Press freedom at risk in Estonia

Estonia’s days as one of the best places in the word to be a journalist could be over. Over the past seven days two renowned Estonian journalists have resigned from their posts.

“Under the pretext of journalistic tone and style, two top journalists who cannot be faulted for their professional skills and capacity for work have been forced to leave their jobs,” explains Lauri Hussar, former editor-in-chief of Postimees and the leading candidate of the Estonia 200 party in the upcoming European parliamentary elections.

Both journalists cited their reasons for leaving as the increasing influence of the far-right in the country.

One of the journalists, Vija Kiisler, told Estonian Public Broadcasting (ERR) that she had principal differences of opinion with the editor-in-chief of Postimees, Peeter Helme, the nephew of the leader of the far-right populist Estonian Conservative People’s Party (EKRE), Mart Helme.

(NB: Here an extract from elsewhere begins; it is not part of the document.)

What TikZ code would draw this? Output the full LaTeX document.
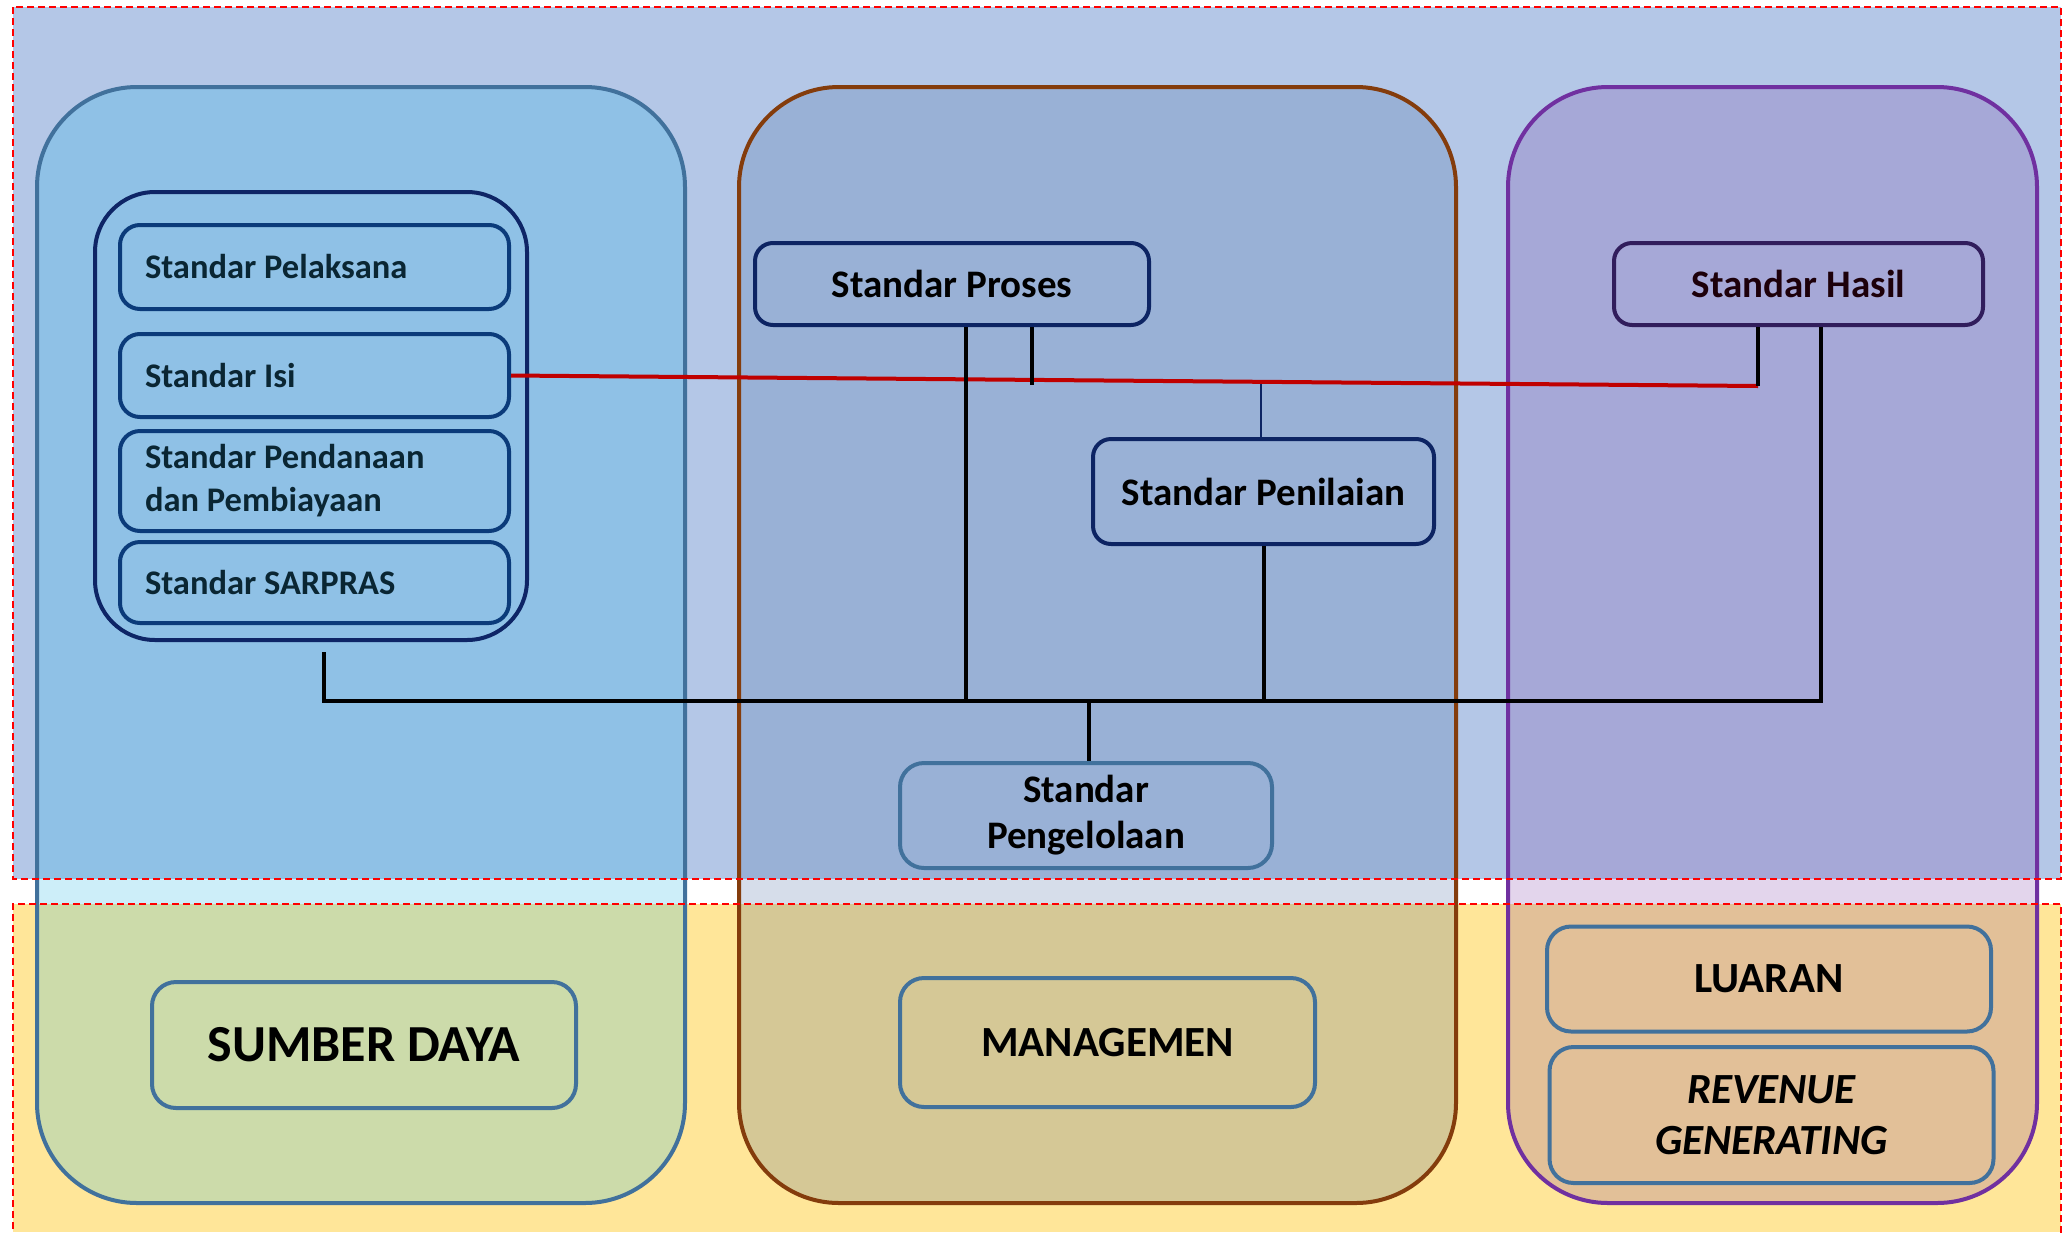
\documentclass[tikz,border=0pt]{standalone}
\usepackage{fontspec}
\setmainfont{Carlito}
\begin{document}
\begin{tikzpicture}[x=1pt,y=-1pt,
  colL/.style={draw=colLb,line width=4pt,rounded corners=100pt},
  innerbox/.style={draw=innerb,line width=4pt,rounded corners=20pt,minimum height=#1,
     text width=339pt,align=flush left,inner xsep=25pt,inner ysep=0pt,text=txtdark,
     font=\bfseries\fontsize{34.5}{43}\selectfont},
  navybox/.style={draw=navyb,line width=4pt,rounded corners=18pt,inner sep=0pt,
     font=\bfseries\fontsize{39}{46}\selectfont,text=black},
  steelbox/.style={draw=steelb,line width=4pt,rounded corners=24pt,inner sep=0pt,
     font=\bfseries\fontsize{43}{51}\selectfont,text=black,align=center},
  blk/.style={draw=black,line width=4pt},
  redln/.style={draw=redl,line width=4pt},
  region/.style={draw=red,line width=1.8pt,dash pattern=on 7pt off 4pt}
]
\definecolor{topbg}{HTML}{B4C7E7}
\definecolor{botbg}{HTML}{FFE699}
\definecolor{LA}{HTML}{8FC1E6}
\definecolor{LB}{HTML}{CDEEF9}
\definecolor{LC}{HTML}{CCDBAA}
\definecolor{MA}{HTML}{99B1D6}
\definecolor{MB}{HTML}{D6DDEA}
\definecolor{MC}{HTML}{D5C896}
\definecolor{RA}{HTML}{A6A8D7}
\definecolor{RB}{HTML}{E3D5EC}
\definecolor{RC}{HTML}{E2C098}
\definecolor{colLb}{HTML}{41719C}
\definecolor{colMb}{HTML}{843C0C}
\definecolor{colRb}{HTML}{7030A0}
\definecolor{innerb}{HTML}{0B3B7A}
\definecolor{grpb}{HTML}{0E2566}
\definecolor{navyb}{HTML}{0D2463}
\definecolor{steelb}{HTML}{41719C}
\definecolor{txtdark}{HTML}{0A2633}
\definecolor{redl}{HTML}{C00000}

\useasboundingbox (0,0) rectangle (2066,1232);
\fill[white] (0,0) rectangle (2066,1232);
% region backgrounds
\fill[topbg] (13,7) rectangle (2061,879);
\fill[botbg] (13,904) rectangle (2061,1232);

% columns
\begin{scope}
\clip[rounded corners=100pt] (37,87) rectangle (685,1203);
\fill[LA] (0,0) rectangle (2066,879);
\fill[LB] (0,879) rectangle (2066,904);
\fill[LC] (0,904) rectangle (2066,1232);
\end{scope}
\draw[colL] (37,87) rectangle (685,1203);
\begin{scope}
\clip[rounded corners=100pt] (739,87) rectangle (1456,1203);
\fill[MA] (0,0) rectangle (2066,879);
\fill[MB] (0,879) rectangle (2066,904);
\fill[MC] (0,904) rectangle (2066,1232);
\end{scope}
\draw[colL,draw=colMb] (739,87) rectangle (1456,1203);
\begin{scope}
\clip[rounded corners=100pt] (1508,87) rectangle (2037,1203);
\fill[RA] (0,0) rectangle (2066,879);
\fill[RB] (0,879) rectangle (2066,904);
\fill[RC] (0,904) rectangle (2066,1232);
\end{scope}
\draw[colL,draw=colRb] (1508,87) rectangle (2037,1203);

% region borders
\draw[region] (13,7) rectangle (2061,879);
\draw[region] (13,1240) -- (13,904) -- (2061,904) -- (2061,1240);

% left group
\node[draw=grpb,line width=4pt,rounded corners=60pt,minimum width=432pt,minimum height=448pt,inner sep=0pt] (grp) at (311,416) {};
\node[innerbox=84pt] (pel) at (314.5,267) {Standar Pelaksana};
\node[innerbox=83pt] (isi) at (314.5,375.5) {Standar Isi};
\node[innerbox=100pt] (pend) at (314.5,481) {Standar Pendanaan\\dan Pembiayaan};
\node[innerbox=81pt] (sar) at (314.5,582.5) {Standar SARPRAS};

% middle / right nodes
\node[navybox,minimum width=394pt,minimum height=82pt] (proses) at (952,284) {Standar Proses};
\node[navybox,draw=navyb!80!purple,minimum width=369pt,minimum height=82pt,text=black!85!purple] (hasil) at (1798.5,284) {Standar Hasil};
\node[navybox,minimum width=341pt,minimum height=105pt] (penil) at (1263.5,491.5) {Standar Penilaian};
\node[steelbox,minimum width=372pt,minimum height=105pt,font=\bfseries\fontsize{39}{46}\selectfont] (pengel) at (1086,815.5) {Standar\\Pengelolaan};

% bottom nodes
\node[steelbox,minimum width=424pt,minimum height=126pt,font=\bfseries\fontsize{52}{60}\selectfont] (sumber) at (364,1045) {SUMBER DAYA};
\node[steelbox,minimum width=415pt,minimum height=129pt] (manag) at (1107.5,1042.5) {MANAGEMEN};
\node[steelbox,minimum width=444pt,minimum height=105pt] (luaran) at (1769,979) {LUARAN};
\node[steelbox,minimum width=444pt,minimum height=136pt,font=\bfseries\itshape\fontsize{43}{51}\selectfont] (revenue) at (1771.5,1115) {REVENUE\\GENERATING};

% connectors
\coordinate (rEnd) at (1758,386);
\coordinate (pS) at (1032,385);
\coordinate (rMid) at (1261,383.5);
\coordinate (busL) at (324,701);
\coordinate (busR) at (1821,701);
\coordinate (bP) at (966,701);
\coordinate (bG) at (1089,701);

\draw[redln] (isi.east) -- (rEnd);
\draw[blk] (rEnd |- hasil.south) -- (rEnd);
\draw[blk] (pS |- proses.south) -- (pS);
\draw[draw=navyb,line width=2.5pt] (rMid) -- (rMid |- penil.north);
\draw[blk] ([yshift=-10pt]grp.south -| busL) -- (busL) -- (busR) -- (busR |- hasil.south);
\draw[blk] (bP |- proses.south) -- (bP);
\draw[blk] (penil.south) -- (penil.south |- busL);
\draw[blk] (bG) -- (bG |- pengel.north);
\end{tikzpicture}
\end{document}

The second journalist, Ahto Lobjakas, said that while he was not fired from his job at Estonian Radio 2, he may as well have been.

“I wasn’t fired. I was given a choice between self-censorship and departure. I’ve been the presenter of State of the Republic for more than four years. In the years when the Reform Party led the government, I was never pressured as a presenter, no matter how sharp my criticism was. I can say the same about the subsequent Centre Party government. Something changed after the election,” Mr Lobjakas posted on Facebook.

“As a correspondent of the former Radio Free Europe / Freedom Radio, it all seems depressingly familiar with post-Soviet and other semi-free societies. Critical voices are not tolerated in the state media,” he continued.

Other Estonian journalists have come out in support of their colleagues, and against what they view as the end of a free press in Estonia.

Mart Helme, however, hit out against journalists, saying, “we just point out that too many journalists are not journalists, but propagandists, who have chosen a side and are attacking a party they don’t like – the EKRE. They shouldn’t think the propaganda war can endlessly carry on. We’re already seeing how their knees are going soft.”

Estonian President Kersti Kaljulaid displayed visible support for press freedom on April 29 by wearing a sweatshirt emblazoned with the phrase Sõna on vaba, which translates as: ”words are free”.